AIM OF THE TASK: All of the listing below must be repeated word for word. Pictures are the only thing to omit.
-- START --
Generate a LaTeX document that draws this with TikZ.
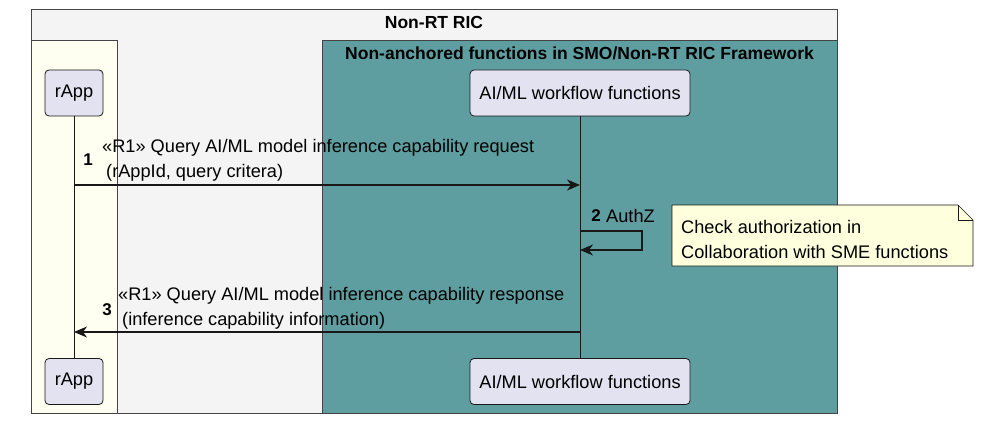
\documentclass[tikz,border=0pt]{standalone}
\usepackage{fontspec}
\setmainfont{Liberation Sans}
\usetikzlibrary{arrows.meta}
\definecolor{lineclr}{HTML}{181818}
\definecolor{boxclr}{HTML}{444444}
\definecolor{outerfill}{HTML}{F4F4F4}
\definecolor{ivoryfill}{HTML}{FEFFF0}
\definecolor{tealfill}{HTML}{5F9EA0}
\definecolor{partfill}{HTML}{E2E2F0}
\definecolor{notefill}{HTML}{FEFFDD}
\tikzset{
  regular/.style={font=\fontsize{18.2}{25}\selectfont},
  boldtitle/.style={font=\bfseries\fontsize{17.5}{20}\selectfont},
  part/.style={draw=lineclr, fill=partfill, rounded corners=4pt, line width=0.8pt,
    minimum height=46pt, inner sep=0pt, regular},
  msgline/.style={draw=lineclr, line width=1.2pt, -{Stealth[length=13pt,width=11pt,inset=4pt]}},
  lifeline/.style={draw=lineclr, line width=0.8pt},
  grp/.style={draw=boxclr, line width=0.8pt},
  num/.style={font=\bfseries\fontsize{17}{20}\selectfont, inner sep=0pt},
  msgtext/.style={regular, align=left, inner sep=0pt, anchor=west},
}
\begin{document}
\begin{tikzpicture}[x=1pt,y=-1pt]
\useasboundingbox (0,0) rectangle (981,422);
% group boxes
\draw[grp, fill=outerfill] (31,9) rectangle (837,413);
\draw[grp, fill=ivoryfill] (31,40) rectangle (117,413);
\draw[grp, fill=tealfill] (322,40) rectangle (837,413);
\node[boldtitle, inner sep=0pt] (ric) at (434,22) {Non-RT RIC};
\node[boldtitle, inner sep=0pt] (naf) at (579.5,53) {Non-anchored functions in SMO/Non-RT RIC Framework};
% participants
\node[part, minimum width=58pt] (rtop) at (74,93) {rApp};
\node[part, minimum width=220pt] (atop) at (580,93) {AI/ML workflow functions};
\node[part, minimum width=58pt] (rbot) at (74,381.5) {rApp};
\node[part, minimum width=220pt] (abot) at (580,381.5) {AI/ML workflow functions};
% lifelines
\draw[lifeline] (rtop) -- (rbot);
\draw[lifeline] (atop) -- (abot);
% message 1
\coordinate (m1s) at (74,185);
\coordinate (m1e) at (580,185);
\draw[msgline] (m1s) -- (m1e);
\node[num] (n1) at (88,160) {1};
\node[msgtext] (t1) at (102,160.5) {«R1» Query AI/ML model inference capability request\\\hspace*{4pt}(rAppId, query critera)};
% message 2 (self)
\coordinate (m2s) at (580,231);
\coordinate (m2e) at (580,250);
\draw[msgline] (m2s) -- (642,231) -- (642,250) -- (m2e);
\node[num] (n2) at (596,216) {2};
\node[regular, anchor=west, inner sep=0pt] (t2) at (606,216) {AuthZ};
% note
\coordinate (nnw) at (672,205);
\coordinate (nfold) at (958,205);
\coordinate (nfold2) at (973,220);
\coordinate (nse) at (973,266);
\coordinate (nsw) at (672,266);
\draw[draw=lineclr, line width=0.6pt, fill=notefill] (nnw) -- (nfold) -- (nfold2) -- (nse) -- (nsw) -- cycle;
\draw[draw=lineclr, line width=0.6pt] (nfold) -- (958,220) -- (nfold2);
\node[msgtext] (note) at (681,239) {Check authorization in\\Collaboration with SME functions};
% message 3
\coordinate (m3s) at (580,332);
\coordinate (m3e) at (74,332);
\draw[msgline] (m3s) -- (m3e);
\node[num] (n3) at (107,310) {3};
\node[msgtext] (t3) at (118,308.5) {«R1» Query AI/ML model inference capability response\\\hspace*{4pt}(inference capability information)};
\end{tikzpicture}
\end{document}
-- END --
RESULT BELOW:
Generate a LaTeX document that draws this with TikZ.
\documentclass[tikz,border=0pt]{standalone}
\usepackage{fontspec}
\setmainfont{Liberation Sans}
\usetikzlibrary{arrows.meta}
\definecolor{lineclr}{HTML}{181818}
\definecolor{boxclr}{HTML}{444444}
\definecolor{outerfill}{HTML}{F4F4F4}
\definecolor{ivoryfill}{HTML}{FEFFF0}
\definecolor{tealfill}{HTML}{5F9EA0}
\definecolor{partfill}{HTML}{E2E2F0}
\definecolor{notefill}{HTML}{FEFFDD}
\tikzset{
  regular/.style={font=\fontsize{18.2}{25}\selectfont},
  boldtitle/.style={font=\bfseries\fontsize{17.5}{20}\selectfont},
  part/.style={draw=lineclr, fill=partfill, rounded corners=4pt, line width=0.8pt,
    minimum height=46pt, inner sep=0pt, regular},
  msgline/.style={draw=lineclr, line width=1.2pt, -{Stealth[length=13pt,width=11pt,inset=4pt]}},
  lifeline/.style={draw=lineclr, line width=0.8pt},
  grp/.style={draw=boxclr, line width=0.8pt},
  num/.style={font=\bfseries\fontsize{17}{20}\selectfont, inner sep=0pt},
  msgtext/.style={regular, align=left, inner sep=0pt, anchor=west},
}
\begin{document}
\begin{tikzpicture}[x=1pt,y=-1pt]
\useasboundingbox (0,0) rectangle (981,422);
% group boxes
\draw[grp, fill=outerfill] (31,9) rectangle (837,413);
\draw[grp, fill=ivoryfill] (31,40) rectangle (117,413);
\draw[grp, fill=tealfill] (322,40) rectangle (837,413);
\node[boldtitle, inner sep=0pt] (ric) at (434,22) {Non-RT RIC};
\node[boldtitle, inner sep=0pt] (naf) at (579.5,53) {Non-anchored functions in SMO/Non-RT RIC Framework};
% participants
\node[part, minimum width=58pt] (rtop) at (74,93) {rApp};
\node[part, minimum width=220pt] (atop) at (580,93) {AI/ML workflow functions};
\node[part, minimum width=58pt] (rbot) at (74,381.5) {rApp};
\node[part, minimum width=220pt] (abot) at (580,381.5) {AI/ML workflow functions};
% lifelines
\draw[lifeline] (rtop) -- (rbot);
\draw[lifeline] (atop) -- (abot);
% message 1
\coordinate (m1s) at (74,185);
\coordinate (m1e) at (580,185);
\draw[msgline] (m1s) -- (m1e);
\node[num] (n1) at (88,160) {1};
\node[msgtext] (t1) at (102,160.5) {«R1» Query AI/ML model inference capability request\\\hspace*{4pt}(rAppId, query critera)};
% message 2 (self)
\coordinate (m2s) at (580,231);
\coordinate (m2e) at (580,250);
\draw[msgline] (m2s) -- (642,231) -- (642,250) -- (m2e);
\node[num] (n2) at (596,216) {2};
\node[regular, anchor=west, inner sep=0pt] (t2) at (606,216) {AuthZ};
% note
\coordinate (nnw) at (672,205);
\coordinate (nfold) at (958,205);
\coordinate (nfold2) at (973,220);
\coordinate (nse) at (973,266);
\coordinate (nsw) at (672,266);
\draw[draw=lineclr, line width=0.6pt, fill=notefill] (nnw) -- (nfold) -- (nfold2) -- (nse) -- (nsw) -- cycle;
\draw[draw=lineclr, line width=0.6pt] (nfold) -- (958,220) -- (nfold2);
\node[msgtext] (note) at (681,239) {Check authorization in\\Collaboration with SME functions};
% message 3
\coordinate (m3s) at (580,332);
\coordinate (m3e) at (74,332);
\draw[msgline] (m3s) -- (m3e);
\node[num] (n3) at (107,310) {3};
\node[msgtext] (t3) at (118,308.5) {«R1» Query AI/ML model inference capability response\\\hspace*{4pt}(inference capability information)};
\end{tikzpicture}
\end{document}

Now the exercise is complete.